Querying Data Using Correlated Subqueries
Definition of Correlated Subqueries
A correlated subquery is a subquery that references columns from the outer query. Unlike independent subqueries, which are executed once and provide a constant result, correlated subqueries are executed once for each row processed by the outer query. They can vary their result based on the values of the current row of the outer query.
How Correlated Subqueries Work
- Reference to Outer Query Columns: The correlated subquery refers to columns from the outer query in its WHERE clause or elsewhere.
- Repeated Execution: The subquery is executed for each row of the outer query, which can affect performance if the subquery is complex.

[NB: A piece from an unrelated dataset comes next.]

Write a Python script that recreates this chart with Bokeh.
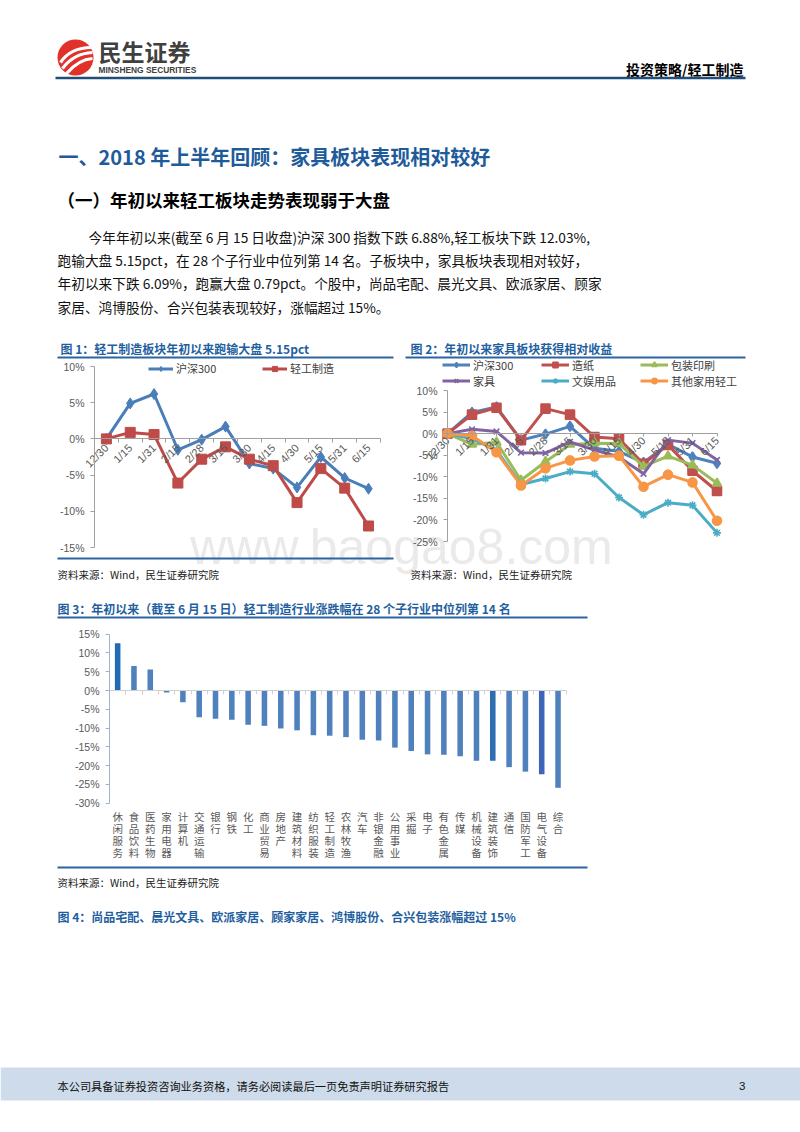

Examples and Details of Correlated Subqueries
Example 1: Find Employees with Salaries Greater Than the Average in Their Department
Problem: List employees whose salaries are higher than the average salary in their respective departments.
Solution:
SELECT Name, Salary, DepartmentID FROM Employees e WHERE Salary > ( SELECT AVG(Salary) FROM Employees e2 WHERE e.DepartmentID = e2.DepartmentID );
Explanation:
-
- The subquery (SELECT AVG(Salary) FROM Employees e2 WHERE e.DepartmentID = e2.DepartmentID) calculates the average salary for the department of each employee.
- The outer query selects employees whose salaries are higher than this average. The subquery is evaluated for each employee, using the employee’s department ID as a filter.
Example 2: Find Employees Earning More Than Their Manager
Problem: Retrieve employees who earn more than their manager.
Solution:
SELECT Name, Salary, ManagerID FROM Employees e WHERE Salary > ( SELECT Salary FROM Employees e2 WHERE e2.EmployeeID = e.ManagerID );
Explanation:
-
- The subquery (SELECT Salary FROM Employees e2 WHERE e2.EmployeeID = e.ManagerID) retrieves the salary of the manager for each employee.
- The outer query selects employees whose salaries are greater than their manager’s salary. The subquery is executed for each employee, referencing the employee’s manager ID.
Example 3: Find Departments with Employees Earning More Than the Lowest Salary in Their Department
Problem: List departments that have at least one employee whose salary is greater than the minimum salary in that department.
Solution:
SELECT DISTINCT DepartmentID FROM Employees e WHERE Salary > ( SELECT MIN(Salary) FROM Employees e2 WHERE e.DepartmentID = e2.DepartmentID );
Explanation:
-
- The subquery (SELECT MIN(Salary) FROM Employees e2 WHERE e.DepartmentID = e2.DepartmentID) calculates the minimum salary within the same department as the current employee.
- The outer query retrieves departments where at least one employee’s salary exceeds this minimum. The subquery is evaluated for each employee, using their department ID.
Advantages and Disadvantages of Correlated Subqueries
Advantages:
- Flexibility: Allows for dynamic comparisons based on each row’s values.
- Precision: Enables exact matches and calculations relevant to each row in the outer query.
Disadvantages:
- Performance: Correlated subqueries can be slow because they are executed for every row in the outer query, which can be costly if the subquery is complex or if the table is large.
- Complexity: Can make queries harder to read and maintain.
Optimization of Correlated Subqueries
To improve the performance of correlated subqueries:
- Indexing: Ensure that the columns used in the subquery and the outer query conditions are indexed.
- Reduce Data Volumes: Limit the amount of data processed by the subquery using appropriate filters.
- Use Joins: In some cases, joins can replace correlated subqueries to improve performance.
Example Using Join for Optimization:
SELECT e1.Name, e1.Salary, e1.DepartmentID FROM Employees e1 JOIN ( SELECT DepartmentID, AVG(Salary) AS AvgSalary FROM Employees GROUP BY DepartmentID ) e2 ON e1.DepartmentID = e2.DepartmentID WHERE e1.Salary > e2.AvgSalary;
Explanation:
Instead of using a correlated subquery, this query uses a join to compare employee salaries with the average salary in their department, which can be more efficient.